Dès lors que l’on prend conscience de cela, il devient relativement évident que la privatisation du domaine de la santé est la promesse de juteux profits pour tous ces vautours. Le démembrement de la Sécurité sociale n’a effectivement pas d’autre but que de permettre une curée totalement indécente permettant aux mutuelles en même temps qu’aux grands groupes pharmaceutiques et autres cliniques privées d’engranger de juteux profits. L’autre partie de cet effet de ciseaux est sans conteste le fait que les profits engrangés par ces grands groupes sont le fruit à la fois de la ponction des ménages et généreront assurément une augmentation des maladies liée au fait que les plus dominés de cette société ne pourront pas se permettre de se soigner décemment. Voilà quel est l’odieux visage de la politique menée dans ce pays.

 

Le socialisme concret

 

Par-delà la simple logique du profit, déconstruire la Sécurité sociale est un vieux rêve des capitalistes dans ce pays pour la simple et bonne raison qu’elle est la preuve concrète que le socialisme peut fonctionner mais qu’en plus il fonctionne bien mieux et coûte moins cher que le système marchand qu’Emmanuel Macron et sa clique nous vendent à longueur de temps. Les capitalistes ont de tout temps ou presque tenté de dissimuler le caractère véritablement révolutionnaire de la Sécurité sociale en expliquant qu’il s’agissait finalement de simples concessions faites à la sortie de la guerre. La réalité c’est que la Sécurité sociale porte en elle les germes d’une autre société, plus fraternelle, délivrée de l’impératif marchand et totalement rétive à l’esprit du capitalisme.

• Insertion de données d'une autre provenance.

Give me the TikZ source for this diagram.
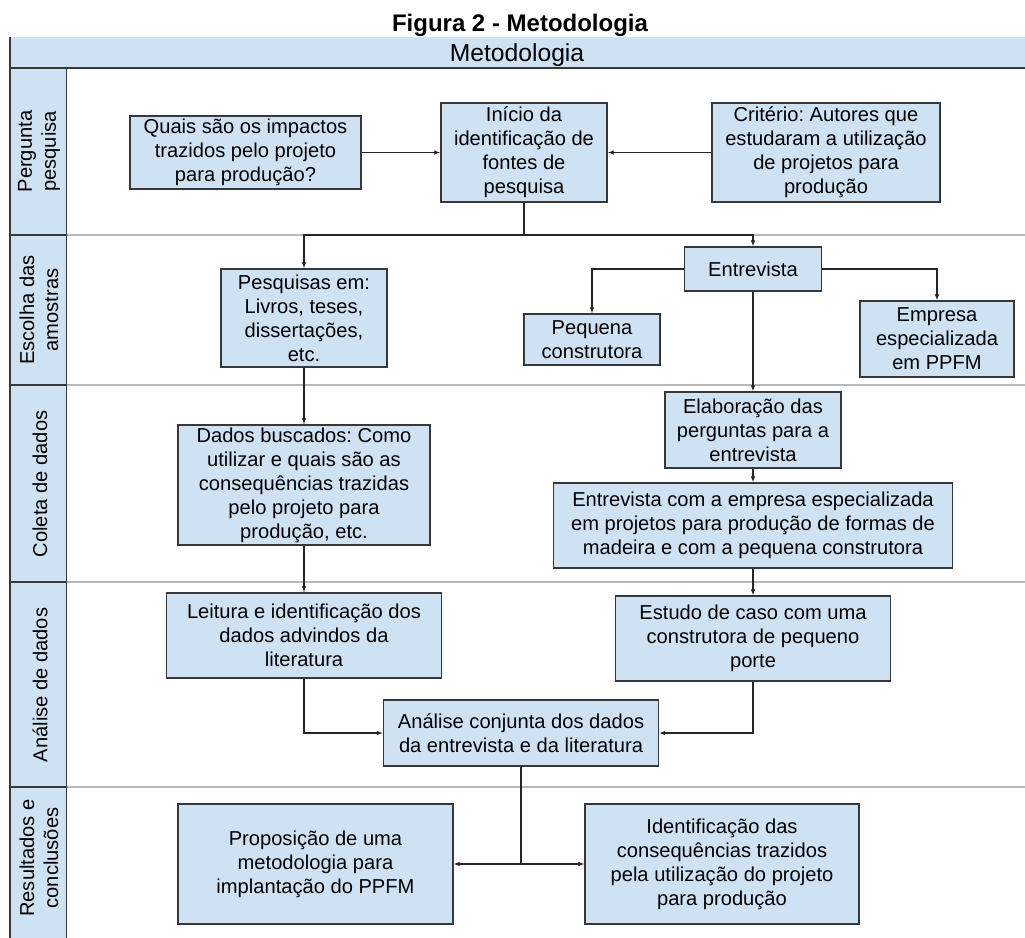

En mettant en place un tel système, le grand Ambroise Croizat a effectivement jeté les fondements sur lesquels il devient urgent à la fois de s’appuyer et de se reposer. La Sécurité sociale de par son principe – chacun cotise selon ses moyens et reçoit selon ses besoins – est la preuve éclatante qu’un autre système est possible. En cela, les mesures portées par ce gouvernement de classe visant à transformer les cotisations sociales en CSG sont dramatiques et assurément le moyen de déposséder ladite Sécurité sociale de son caractère révolutionnaire. Il ne s’agit évidemment pas de dire que celle-ci est parfaitement socialiste dans la mesure où les circuits financiers passent encore par l’économie, les banques ou les institutions capitalistes mais bien d’expliquer la portée qu’a ce à quoi l’on s’est finalement habitué sans se rendre compte d’à quel point elle pouvait servir d’appui à l’élaboration d’une autre société. De la même manière que le statut des fonctionnaires n’est pas un archaïsme comme le vendent macronistes et médias dominants, la Sécurité sociale n’est pas un outil désuet qu’il s’agirait de remettre au goût du jour pour reprendre les éléments de langage partagés par les dominants. Au contraire, ce conquis social majeur doit non seulement être préservé mais surtout approfondi. Assez des luttes défensives, il est grand temps de repasser à l’offensive pour faire reculer le capital. Face aux forces xénophobes d’une part et néolibérales d’autre part – qui ne forment finalement que les deux faces d’un même Janus, celui de la compétition – il devient chaque jour plus urgent de rallumer les étoiles. Face à la compétition de tous contre chacun que propose le néolibéralisme et la compétition entre ethnies que propose l’extrême-droite, il nous est chaque jour plus urgent de sortir de cette nuit noire et menaçante, de proposer un autre chemin, de jouer en somme les Prométhée face au Zeus capitaliste. Peut-être un tel engagement massif est-il une utopie mais si nous échouons à cela nous aurons définitivement perdu. Et il ne nous restera qu’à pleurer sur notre sort. Ils veulent casser notre digue, transformons nous en tsunami pour briser la leur.

Un commentaire sur “La Sécurité sociale ou la digue à protéger

  1. Bravo !
    je pense pour ma part depuis longtemps qu’il serait bon de libérer totalement la Sécu de la tutelle de l’état en en faisant un quatrième pouvoir, maitre de son financement et de son organisation et rendant compte directement au peuple par des élections. Ce n’est pas la différence cotisations sociale/impôts qui compte, celle ci n’est que la survivance d’un vieux fond proudhonien de notre histoire, mais la place première de la sécurité dans nos priorités. Prenant ainsi de front le démantèlement concurrentiel de notre République.